Tributes that have been written in the days since he passed away have drawn attention to his great enthusiasm and positivity. Christine Jensen, also originally from British Columbia, has described him as a “comet of energy.” And saxophonist Steve Kaldestad has written: “When Hugh played trombone or piano, he would give it 200% and just dive right into the music with all the mental and physical energy in the universe. He passed on his ideas about musical theory (and the Fibonacci sequence!) with just as much passion. Think of how many Canadians appreciate the great Kenny Wheeler that might not have if it hadn’t been for Hugh.”
He was an important musician in Canadian jazz, but also had significant involvement with the scenes in New York, London and Cuba where his fine musicianship, versatility and affable good nature have left their mark.
The son of a percussionist with the Vancouver Symphony Orchestra, he grew up in the city. He had a strong association with the Banff Centre of Fine Arts in Alberta where his successive roles ran the gamut from student to faculty member and ultimately head of the jazz program. In the early 2000s he also had teaching posts at the University of Victoria and the Victoria Conservatory of Music. As bandleader, the Vancouver Ensemble of Jazz Improvisation that he formed in 1980 kept going for more than four decades. His quintet was another long-term feature, and its albums won Juno Awards in 1989 and 1998. A feature of his quintets was that not just Fraser himself but also another player would switch from blowing instrument to piano. As a composer he had over 100 of his original works recorded.
Frank Griffith remembers him from his New York time: “I first got to know him in New York in the mid 1980s. He had received a substantial study grant from the Canada Council for the Arts and formed ensembles which I had the good fortune to play in. During this time he also played with and/or wrote for Maynard Ferguson and Clifford Jordan’s big bands and Slide Hampton’s World of Trombones.”
The positive mark he has left from his visits to the UK was also substantial. He worked closely with composer Graham Collier during in the early years of the jazz degree course at the Royal Academy of Music which started in 1991, and taught composition there for over a decade. He also worked a lot with his good friend, fellow Canadian, Kenny Wheeler, and played on Kenny’s epic 1990 double CD for ECM “Music For Large And Small Ensembles” on ECM. He also conducted many concerts that Kenny did at the South Bank Centre.
His involvement with Cuba started when Hugh Fraser’s quintet was playing their first week at Ronnie Scott’s in the late 1980’s opposite Irakere with Chucho Valdez. Fraser told an interviewer in 2001 (Link): “ We developed a lifelong bond. I was trying to study with him and he wouldn’t accept any money so we just hung out and played and stuff. And I got him to come and teach up in Banff, which was his first teaching experience in North America, which was a bit of a landmark at that point. Now he’s all over the place. From there he invited me down and I did a recording and guested with his band, Irakere, and a couple other bands.”
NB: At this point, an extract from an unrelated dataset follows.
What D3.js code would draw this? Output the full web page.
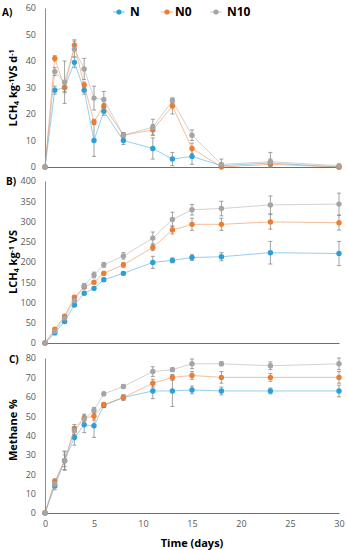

Hugh Fraser was an influential and inspiring contributor to jazz. As Slide Hampton said in the liner note for the 1997 quintet album In The Mean Time, which went on to win Fraser’s second Juno award: “Anything that he’s involved in has to be good.” RIP.
Hugh Alexander Fraser. Born: 26 October 1958, Victoria, Canada. Died: 17 June 2020, Vancouver.
A brilliant tribute to an outstanding (fellow Canadian) artiste. Hugh Fraser was a stunning performer and a national (and international) treasure who leaves a gaping hole in the jazz world. It was always a treat to watch him perform – a virtuoso on both trombone and piano – and his ability as an educator was awesome to behold: My son (the trumpeter Jay Phelps) was fortunate to have attended a high school with a strong focus on jazz and when Hugh, alongside several other British Colombian jazz luminaries visited to deliver master classes, I recall being amazed at how he connected and inspired.
Shortly before moving to the U.K. Jay and I visited his beautiful, waterfront home on Vancouver Island where he and his family enjoyed boating, music and endless partying. RIP Hugh – thanks for showing us how it’s done.